Without Abraham, no Judaism, no Christianity, no Islam. 'Oh, what a joy!, a world without the desert God of death and destruction!', I hear simmering on the lips of the bold. Yet, whatever your paradigm and purview, his significance remains. Regarding Islam, he is an interesting point of departure between this religion and its grandfather, Judaism, if Christianity be considered its Father. While both religions accord Abraham special sıgnificance, Islam especially honours his first son Ishmael, the reputed ancestor of the Arabs (naturally), while Judaism places special honour on the head of his younger half-brother Isaac, the father of Jacob, later called 'Israel', the ancestor of the Jewish people (again, naturally) and possibly, depending on your taste for hidden history, the lost ten tribes of Israel, wherever and whoever they might be.

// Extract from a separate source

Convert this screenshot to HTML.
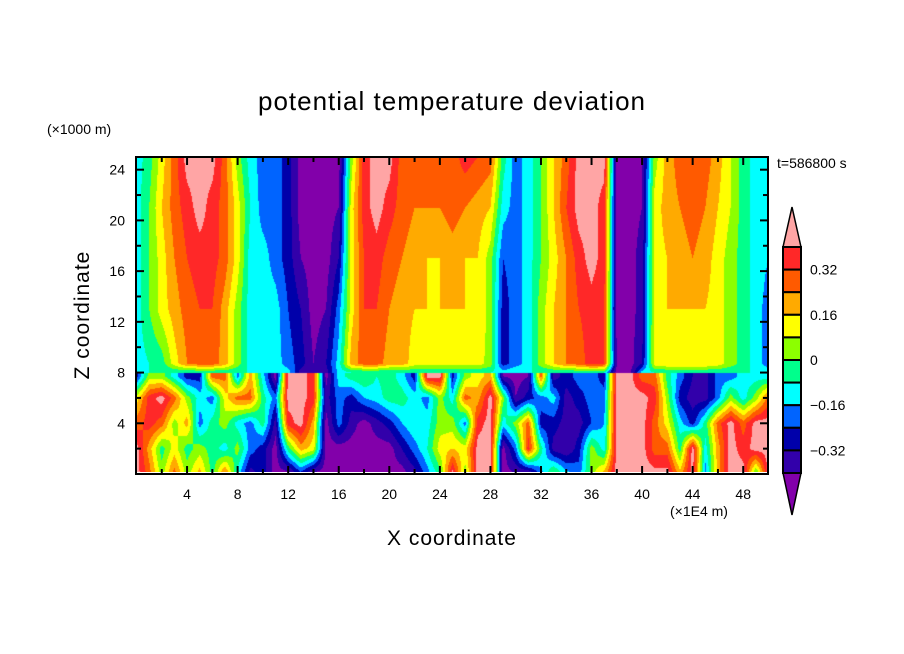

I say that, but then it's a little intriguing, to the likes of me anyway, how Islam honours so many of the Isaac- descended prophets written about in the Hebrew and Christian Scriptures (including Jesus), and then suddenly switches in the seventh century AD to consider a descendant of Ishmael, Muhammad, to be the last and greatest of all prophets. Why the switch, I'm wondering? And why, if Ishmael is so special, didn't God send prophets to the earth, or even only to the Arabs, through Ishmael instead? Maybe Joshua in Pammakale was right after all. Maybe Muslims still do, or at least should, view the Jews as God's chosen people, despite their irksome habit of clinging to a pre-Islamic creed.

Hmmmmmmmmm.....answers on a postcard please- to my head. I think I need to get me a an Imam to talk to.

In Urfa there is a lake filled with a wild conflagration of tusslıng fish. They tussle even more furiously when you feed them the fish food you can buy. Are they the best fed fish ın Mesopotamıa? No doubt. They are supposed to symbolise the burning coals set alight by Nimrod to burn Abraham on. The water in which they swim, or try to swim- as they don't get much room given their number - symbolises the fire that was set to do the burning. Thankfully history was saved from an absence of monotheism. Abraham was hurled into the air and landed in a bed of roses. Phew!

I'm not sure If I'm coming across all smarmy and scoffy. It's not my intentıon. I guess I just like having fun with religion and don't see why it should be a creature of fear, or docile unprobing thought patterns. Presumably the creator the Unıverse has liberty enough to be a jolly and joyful fellow?

After walking around the citadel and to the Otogar (bus stop) to research buses to Harran, I had the most fabulous meal yet consumed in Asia Minor by this humble stomach, and retired to bed.